Avis donc aux DRH inspirés (ce qui est généralement le cas, passé un certain niveau de poésie dans la carrière) ou aux familles skizophrènes (lassées de la grisaille, mais effrayées par Sicko) : poussée dans ses retranchements les plus extrêmes, qu'on se le dise, l'abus de mobilité nuit gravement à la santé. Et, il faut bien le reconnaître, l'expatriation rend fou.

Les voyages forment sans doute la jeunesse, mais ils fatiguent la maturité, sur un plan d'ailleurs plus psychologique que physique, et parfois davantage son entourage que soi-même.

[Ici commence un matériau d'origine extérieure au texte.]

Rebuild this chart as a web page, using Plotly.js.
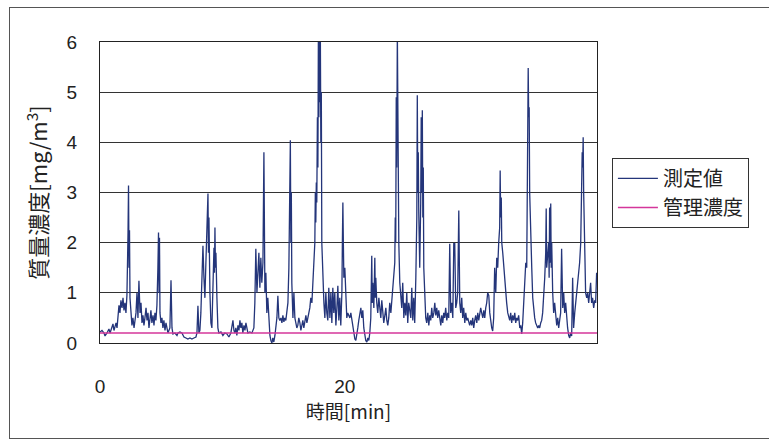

Au moins, en passant trois jours chez ma mère, l'autre jour, quasiment sans bouger, du moins pas au-delà d'un périmètre raisonnable, aurais-je reposé tout le monde, y compris mon père (excepté peut-être au cours de l'épisode, impromptu, de l'inventaire, critique, d'une adolescence, houleuse).

Mais la psychologie ne fait pas tout : dans le brouillage des repères, les décalages horaires ont aussi leur part. Chez moi, ils ont la vertu, que je n'apprécie pourtant guère d'ordinaire, de me réveiller aux alentours de cinq heures du matin et de m'amener, selon les circonstances et les lieux, à me jeter au bureau avant l'aube ou à me faire traverser Paris à pied entre les éboueurs et les cafetiers.

Nous avons perdu le goût du mélange des genres et des gens, quelle tristesse! Moi, c'est l'uniformité qui m'ennuie et la mobilité qui m'amuse. Ai croisé Elephant Man au Luxembourg, Zeldin chez Attali (à propos, vous connaissez son histoire de muse ?) et une femme de 2,73 m chez Giacometti. J'ai même poussé la rapière avec des consoeurs un soir de grève et opté pour un Santenay à la suite d'un Languedoc en galante compagnie au comptoir des Papilles.

Ainsi vont les expatriations, mélange imprévisible d'aventure et d'exil, plein de fatigues souvent, autant que de fulgurances. C'est ce que s'acharnent à expliquer quelques psychologues éclairés, et les meilleurs coaches : les solutions aux problèmes les plus difficiles, c'est en sortant du cadre, parfois, qu'on peut les mettre à jour.

Apprendre à lire et à compter, c'est bien beau. A écrire, passe encore. Mais qui parle encore, au milieu du brouhaha ambiant, d'apprendre à regarder et à écouter ? Qui revoit La nuit américaine à part les étudiants en troisième cycle d'études françaises de la Ohio State University ? Et qui comprend vraiment ce que dit Cyrulnik ?

Anyway, home sweet home. Pour la première fois des trois ou quatre retours au pays depuis mon arrivée, en début d'année, aux Etats-Unis, je sens la perspective s'inverser. Rentrant en Amérique, ce n'est plus mon pays que je quitte. C'est chez moi que je rentre.